Heron Haven comprises 25 acres at a site which, in 1991 was slated to become an apartment complex.
It is now a wetland resort for nature, providing educational and learning opportunities for schools, scouts and church groups as an important and essential part of its mission.
There were at least a dozen scouts, from different Omaha troops, which recently finished their projects, Werthman said. "We've had six one year, and three or four other years, so the boy's effort this year were exceptional."
There have been about 30 scout projects done on the area in the past ten years, Werthman noted.
Particular projects she mentioned, included:
Frank McKenzies: constructed a chimney swift tower which was placed in an appropriate place. This species has not yet been observed at the haven, but Werthman said she is looking forward to adding it to the site's currently tally of 139 species of birds.
A set of triplets, each completed their own project. Mike Bauwens built six benches, placed along the trail, providing a place for a respite while walking about. His brother Patrick, built 20 bluebird houses which were installed along the dike which is the western boundary of the haven, and along Old Maple Road. The Eastern Bluebird is another species which can hopefully be added to the site's bird list. Ben Bauwens placed wire protection around 22 trees to prevent any beavers from gnawing on them, which could result in their loss.
Mason Hiller made six tree permanent identification signs that were anchored in concrete along the hiking trail, which will be beneficial in noting trees during hikes for visitors as well as helping younger scouts identify trees while getting their nature merit badges.
Philian Hoff improved the parking lot, including eradicating an unwanted invasive species, the Asian reed canary grass.
Stephen Hardesty also worked to get rid of the same unwanted grass, and planted native grasses to add to the "backyard setting" around the nature center.
Andrew Fish cleaned up and widened the hiking trail, and putting pea gravel in place to make the route to the boardwalk, handicap accessible.
Brian Ermal improved and widened the trail, placing wood chips for a good distance through the trees and to the viewing blind near the wetland.
Garrett Barrends built a protection fence railing along a curve in the trail where it is near water, making the route safer for young kids.

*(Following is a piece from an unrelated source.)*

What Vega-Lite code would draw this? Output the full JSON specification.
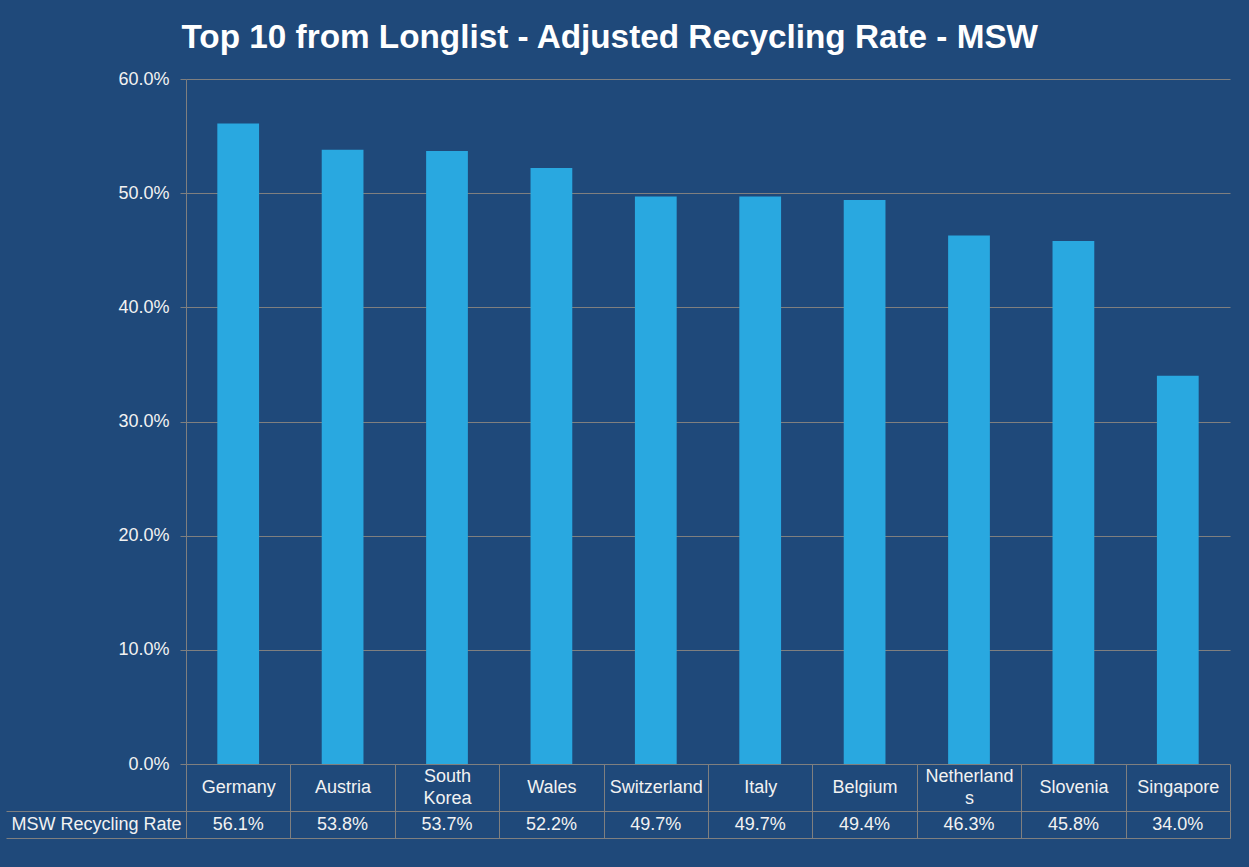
{
  "$schema": "https://vega.github.io/schema/vega-lite/v6.json",
  "background": "#1F497A",
  "padding": {"left": 5, "right": 20, "top": 20, "bottom": 29},
  "title": {
    "text": "Top 10 from Longlist - Adjusted Recycling Rate - MSW",
    "font": "Liberation Sans",
    "fontSize": 33.3,
    "fontWeight": "bold",
    "color": "#FFFFFF",
    "anchor": "start",
    "dx": 176,
    "offset": 15
  },
  "config": {
    "view": {"stroke": null},
    "font": "Liberation Sans"
  },
  "data": {
    "values": [
      {"country": "Germany", "rate": 0.561},
      {"country": "Austria", "rate": 0.538},
      {"country": "South Korea", "rate": 0.537},
      {"country": "Wales", "rate": 0.522},
      {"country": "Switzerland", "rate": 0.497},
      {"country": "Italy", "rate": 0.497},
      {"country": "Belgium", "rate": 0.494},
      {"country": "Netherlands", "rate": 0.463},
      {"country": "Slovenia", "rate": 0.458},
      {"country": "Singapore", "rate": 0.34}
    ]
  },
  "spacing": 0,
  "bounds": "flush",
  "resolve": {"scale": {"x": "independent", "y": "independent"}, "axis": {"x": "independent", "y": "independent"}},
  "vconcat": [
    {
      "width": 1044,
      "height": 685,
      "mark": {"type": "bar", "color": "#29A8E0"},
      "encoding": {
        "x": {
          "field": "country",
          "type": "nominal",
          "sort": null,
          "scale": {"type": "band", "paddingInner": 0.6, "paddingOuter": 0.3},
          "axis": null
        },
        "y": {
          "field": "rate",
          "type": "quantitative",
          "scale": {"domain": [0, 0.6], "nice": false},
          "axis": {
            "values": [0, 0.1, 0.2, 0.3, 0.4, 0.5, 0.6],
            "format": ".1%",
            "title": null,
            "labelFontSize": 18,
            "labelColor": "#F2F2F2",
            "labelFont": "Liberation Sans",
            "gridColor": "#7F7F7F",
            "tickColor": "#7F7F7F",
            "domainColor": "#7F7F7F",
            "tickSize": 6,
            "labelPadding": 11
          }
        }
      }
    },
    {
      "width": 1044,
      "height": 47,
      "mark": {"type": "point", "opacity": 0},
      "encoding": {
        "x": {
          "field": "country",
          "type": "nominal",
          "sort": null,
          "scale": {"type": "band", "paddingInner": 0, "paddingOuter": 0},
          "axis": {
            "orient": "bottom",
            "title": null,
            "grid": true,
            "tickBand": "extent",
            "gridColor": "#7F7F7F",
            "domain": false,
            "ticks": false,
            "labelPadding": {
              "condition": {"test": "datum.label == 'South Korea' || datum.label == 'Netherlands'", "value": -34.5},
              "value": -23.5
            },
            "labelBaseline": "middle",
            "labelAngle": 0,
            "labelFontSize": 18,
            "labelFont": "Liberation Sans",
            "labelColor": "#F2F2F2",
            "labelLineHeight": 22,
            "labelOverlap": false,
            "labelExpr": "datum.label == 'South Korea' ? ['South', 'Korea'] : datum.label == 'Netherlands' ? ['Netherland', 's'] : datum.label"
          }
        }
      }
    },
    {
      "width": 1044,
      "height": 27,
      "mark": {"type": "text", "fontSize": 18, "font": "Liberation Sans", "color": "#F2F2F2"},
      "encoding": {
        "x": {
          "field": "country",
          "type": "nominal",
          "sort": null,
          "scale": {"type": "band", "paddingInner": 0, "paddingOuter": 0},
          "axis": {
            "title": null,
            "grid": true,
            "tickBand": "extent",
            "gridColor": "#7F7F7F",
            "domain": false,
            "ticks": false,
            "labels": false
          }
        },
        "y": {
          "datum": "MSW Recycling Rate",
          "type": "nominal",
          "scale": {"type": "band", "paddingInner": 0, "paddingOuter": 0},
          "axis": {
            "title": null,
            "grid": true,
            "tickBand": "extent",
            "gridColor": "#7F7F7F",
            "ticks": true,
            "tickSize": 180,
            "tickColor": "#7F7F7F",
            "domain": false,
            "labelPadding": -175,
            "labelFontSize": 18,
            "labelFont": "Liberation Sans",
            "labelColor": "#F2F2F2"
          }
        },
        "text": {"field": "rate", "type": "quantitative", "format": ".1%"}
      }
    }
  ]
}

Blake Gittler improved the front of the building by removing weeds, putting plastic in place and covering it with pea gravel to inhibit future growth, did some painting and otherwise improved the "front door appeal" of the nature center.
Previous scout projects have been helpful by painting the building, making recycle bins and putting fences around the gardens, Werthman said.
Additional community support was provided by a local resident who donated their former wooden fence, when they were redoing their yard.
Heron Haven relies on volunteers to get things done, as it is supported by memberships and donations.
"I personally invite area residents to Heron Haven to personally observe the wonderful results of the scout projects," Werthman said, adding that "we are trying to get ideas for new projects all the time."